§ **DIRECTIVE**:
Copy each line in the data that includes the word "with".

§ **INFORMATION SHOWN**:
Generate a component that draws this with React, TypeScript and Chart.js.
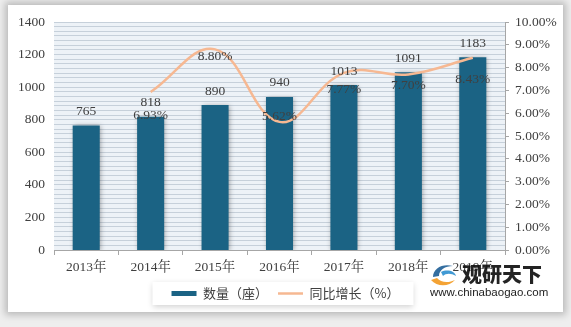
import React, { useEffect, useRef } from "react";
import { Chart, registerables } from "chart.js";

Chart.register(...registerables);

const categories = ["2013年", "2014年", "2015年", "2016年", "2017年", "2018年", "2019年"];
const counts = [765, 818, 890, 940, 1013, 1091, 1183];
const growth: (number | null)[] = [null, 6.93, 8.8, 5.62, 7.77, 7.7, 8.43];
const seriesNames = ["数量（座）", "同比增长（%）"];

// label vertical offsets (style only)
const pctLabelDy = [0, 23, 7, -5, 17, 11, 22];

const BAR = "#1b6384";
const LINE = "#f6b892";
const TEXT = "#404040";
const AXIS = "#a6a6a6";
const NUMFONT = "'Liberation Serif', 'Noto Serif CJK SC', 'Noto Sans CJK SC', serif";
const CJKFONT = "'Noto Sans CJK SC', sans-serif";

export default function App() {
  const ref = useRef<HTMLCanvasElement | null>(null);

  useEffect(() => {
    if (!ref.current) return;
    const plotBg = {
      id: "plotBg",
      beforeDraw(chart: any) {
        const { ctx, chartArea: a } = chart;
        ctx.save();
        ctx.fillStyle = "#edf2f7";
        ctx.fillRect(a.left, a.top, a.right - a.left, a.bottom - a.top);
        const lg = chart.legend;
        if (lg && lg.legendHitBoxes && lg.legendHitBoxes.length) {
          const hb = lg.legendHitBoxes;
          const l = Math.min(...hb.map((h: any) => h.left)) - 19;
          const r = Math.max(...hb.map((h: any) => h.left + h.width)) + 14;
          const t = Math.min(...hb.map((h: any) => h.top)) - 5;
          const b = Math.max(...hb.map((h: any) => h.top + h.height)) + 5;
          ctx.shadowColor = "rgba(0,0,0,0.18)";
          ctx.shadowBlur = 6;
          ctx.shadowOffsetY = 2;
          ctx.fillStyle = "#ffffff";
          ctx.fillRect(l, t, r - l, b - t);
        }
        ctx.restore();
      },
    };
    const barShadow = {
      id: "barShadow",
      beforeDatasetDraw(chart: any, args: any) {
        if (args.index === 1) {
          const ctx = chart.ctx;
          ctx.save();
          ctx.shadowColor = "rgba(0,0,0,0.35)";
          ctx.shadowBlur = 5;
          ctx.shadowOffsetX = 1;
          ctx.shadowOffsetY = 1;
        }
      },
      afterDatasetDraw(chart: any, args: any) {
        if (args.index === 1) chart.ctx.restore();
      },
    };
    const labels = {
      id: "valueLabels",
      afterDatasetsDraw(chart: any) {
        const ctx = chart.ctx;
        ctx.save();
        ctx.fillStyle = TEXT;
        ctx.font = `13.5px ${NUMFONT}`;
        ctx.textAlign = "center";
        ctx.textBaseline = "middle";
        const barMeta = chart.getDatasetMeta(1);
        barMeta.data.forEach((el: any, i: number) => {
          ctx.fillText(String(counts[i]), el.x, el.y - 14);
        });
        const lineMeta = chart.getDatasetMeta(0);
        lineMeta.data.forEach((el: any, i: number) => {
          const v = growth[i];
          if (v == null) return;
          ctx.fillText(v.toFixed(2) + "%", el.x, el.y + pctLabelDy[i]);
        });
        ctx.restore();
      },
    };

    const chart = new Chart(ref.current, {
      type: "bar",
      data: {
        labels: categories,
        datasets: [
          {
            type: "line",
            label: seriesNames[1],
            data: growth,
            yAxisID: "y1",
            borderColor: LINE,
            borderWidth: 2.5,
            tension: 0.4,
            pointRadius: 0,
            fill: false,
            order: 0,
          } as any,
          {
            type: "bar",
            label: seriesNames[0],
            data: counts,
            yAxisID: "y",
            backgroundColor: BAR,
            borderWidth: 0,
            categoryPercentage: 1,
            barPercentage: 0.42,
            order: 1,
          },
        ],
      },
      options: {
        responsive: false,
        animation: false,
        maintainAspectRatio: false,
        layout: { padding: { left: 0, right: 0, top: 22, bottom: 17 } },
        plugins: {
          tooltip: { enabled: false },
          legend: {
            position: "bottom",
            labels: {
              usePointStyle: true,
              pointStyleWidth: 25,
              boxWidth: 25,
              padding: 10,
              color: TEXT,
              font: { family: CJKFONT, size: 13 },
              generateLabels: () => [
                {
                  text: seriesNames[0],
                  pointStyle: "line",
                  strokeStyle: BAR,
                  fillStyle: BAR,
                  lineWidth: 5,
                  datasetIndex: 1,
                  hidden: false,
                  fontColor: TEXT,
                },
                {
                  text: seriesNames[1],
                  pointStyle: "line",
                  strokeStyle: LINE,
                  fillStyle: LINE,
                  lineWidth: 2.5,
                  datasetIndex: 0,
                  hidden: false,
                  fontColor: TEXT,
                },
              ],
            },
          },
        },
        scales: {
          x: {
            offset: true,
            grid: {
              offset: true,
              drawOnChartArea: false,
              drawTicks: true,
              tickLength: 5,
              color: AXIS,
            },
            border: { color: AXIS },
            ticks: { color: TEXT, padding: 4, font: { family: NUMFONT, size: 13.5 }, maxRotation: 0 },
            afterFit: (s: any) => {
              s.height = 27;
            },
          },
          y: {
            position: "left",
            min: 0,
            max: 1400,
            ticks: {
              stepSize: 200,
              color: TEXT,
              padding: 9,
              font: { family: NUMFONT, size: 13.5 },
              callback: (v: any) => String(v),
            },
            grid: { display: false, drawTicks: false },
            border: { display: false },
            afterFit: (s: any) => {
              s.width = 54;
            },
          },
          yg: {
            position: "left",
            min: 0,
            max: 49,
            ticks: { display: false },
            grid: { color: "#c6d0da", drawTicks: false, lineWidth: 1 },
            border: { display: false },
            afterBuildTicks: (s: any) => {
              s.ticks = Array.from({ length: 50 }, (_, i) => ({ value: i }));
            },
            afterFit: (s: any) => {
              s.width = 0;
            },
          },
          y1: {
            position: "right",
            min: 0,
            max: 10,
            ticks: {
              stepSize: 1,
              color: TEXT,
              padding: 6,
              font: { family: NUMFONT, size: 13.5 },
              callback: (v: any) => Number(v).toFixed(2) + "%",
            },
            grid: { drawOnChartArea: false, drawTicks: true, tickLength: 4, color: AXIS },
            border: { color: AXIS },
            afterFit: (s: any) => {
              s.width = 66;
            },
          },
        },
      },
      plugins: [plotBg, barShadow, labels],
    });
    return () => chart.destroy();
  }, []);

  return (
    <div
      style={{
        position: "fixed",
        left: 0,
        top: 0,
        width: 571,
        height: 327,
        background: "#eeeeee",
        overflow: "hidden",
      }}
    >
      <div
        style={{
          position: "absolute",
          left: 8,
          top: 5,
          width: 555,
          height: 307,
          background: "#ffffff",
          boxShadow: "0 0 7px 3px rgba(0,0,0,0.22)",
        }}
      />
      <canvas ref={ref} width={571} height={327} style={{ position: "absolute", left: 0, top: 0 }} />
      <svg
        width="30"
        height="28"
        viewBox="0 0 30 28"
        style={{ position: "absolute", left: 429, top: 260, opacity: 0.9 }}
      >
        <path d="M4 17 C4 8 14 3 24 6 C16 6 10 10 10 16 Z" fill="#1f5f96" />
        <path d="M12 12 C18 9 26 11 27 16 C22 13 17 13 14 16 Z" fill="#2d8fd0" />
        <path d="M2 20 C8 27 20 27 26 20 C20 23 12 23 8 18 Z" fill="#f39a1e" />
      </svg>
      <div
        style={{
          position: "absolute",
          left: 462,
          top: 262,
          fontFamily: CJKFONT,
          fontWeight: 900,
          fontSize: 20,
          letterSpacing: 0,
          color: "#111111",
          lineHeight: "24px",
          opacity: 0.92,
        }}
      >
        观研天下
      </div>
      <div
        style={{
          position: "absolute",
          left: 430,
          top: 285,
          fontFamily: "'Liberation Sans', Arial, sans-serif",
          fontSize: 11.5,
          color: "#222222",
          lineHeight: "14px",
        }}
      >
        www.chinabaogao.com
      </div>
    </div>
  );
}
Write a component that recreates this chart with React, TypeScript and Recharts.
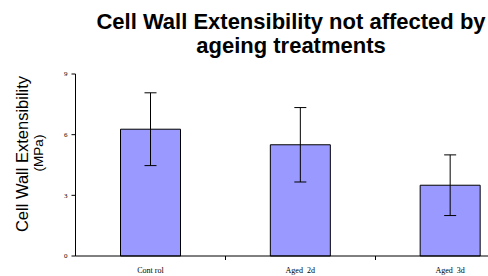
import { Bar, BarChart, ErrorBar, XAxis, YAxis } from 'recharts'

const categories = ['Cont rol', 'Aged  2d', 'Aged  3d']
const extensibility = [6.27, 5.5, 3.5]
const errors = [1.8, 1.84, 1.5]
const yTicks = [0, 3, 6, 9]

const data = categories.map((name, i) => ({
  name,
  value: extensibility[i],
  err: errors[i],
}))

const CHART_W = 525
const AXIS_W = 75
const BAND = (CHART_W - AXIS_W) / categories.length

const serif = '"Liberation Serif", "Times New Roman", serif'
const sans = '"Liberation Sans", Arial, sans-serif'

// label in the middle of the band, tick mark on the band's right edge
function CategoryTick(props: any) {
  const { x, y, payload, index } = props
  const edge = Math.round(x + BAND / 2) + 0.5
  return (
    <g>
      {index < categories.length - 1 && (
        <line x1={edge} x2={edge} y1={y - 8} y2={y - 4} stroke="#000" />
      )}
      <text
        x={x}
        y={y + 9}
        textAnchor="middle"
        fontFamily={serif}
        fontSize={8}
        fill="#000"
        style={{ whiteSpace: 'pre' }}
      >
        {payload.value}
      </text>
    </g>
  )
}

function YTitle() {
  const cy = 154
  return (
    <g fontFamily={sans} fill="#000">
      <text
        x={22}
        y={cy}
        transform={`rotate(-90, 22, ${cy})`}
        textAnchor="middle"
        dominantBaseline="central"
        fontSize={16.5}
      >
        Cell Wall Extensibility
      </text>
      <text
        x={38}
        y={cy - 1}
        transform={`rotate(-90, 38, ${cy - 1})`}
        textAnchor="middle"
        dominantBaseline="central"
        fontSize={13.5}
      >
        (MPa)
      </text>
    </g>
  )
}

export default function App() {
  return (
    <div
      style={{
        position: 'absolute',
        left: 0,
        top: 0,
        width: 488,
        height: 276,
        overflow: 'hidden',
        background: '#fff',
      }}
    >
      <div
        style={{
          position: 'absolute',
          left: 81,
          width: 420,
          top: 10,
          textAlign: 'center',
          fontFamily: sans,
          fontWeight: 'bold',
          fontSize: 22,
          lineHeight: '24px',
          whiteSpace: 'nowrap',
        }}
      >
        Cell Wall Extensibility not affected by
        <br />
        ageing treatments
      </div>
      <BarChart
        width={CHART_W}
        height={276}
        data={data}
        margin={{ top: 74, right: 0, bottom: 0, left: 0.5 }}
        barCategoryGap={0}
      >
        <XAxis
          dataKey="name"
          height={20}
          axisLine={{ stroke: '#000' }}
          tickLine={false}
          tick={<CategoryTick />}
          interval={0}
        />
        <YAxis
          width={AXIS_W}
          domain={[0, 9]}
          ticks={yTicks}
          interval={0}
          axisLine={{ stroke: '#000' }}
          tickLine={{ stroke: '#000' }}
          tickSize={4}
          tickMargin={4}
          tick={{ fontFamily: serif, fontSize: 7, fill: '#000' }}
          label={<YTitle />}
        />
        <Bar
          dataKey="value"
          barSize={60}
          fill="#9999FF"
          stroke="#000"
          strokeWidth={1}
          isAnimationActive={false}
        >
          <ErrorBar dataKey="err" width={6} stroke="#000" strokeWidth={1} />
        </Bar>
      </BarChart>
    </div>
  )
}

§ **CORRECT OUTPUT**:
Generate a component that draws this with React, TypeScript and Chart.js.
Write a component that recreates this chart with React, TypeScript and Recharts.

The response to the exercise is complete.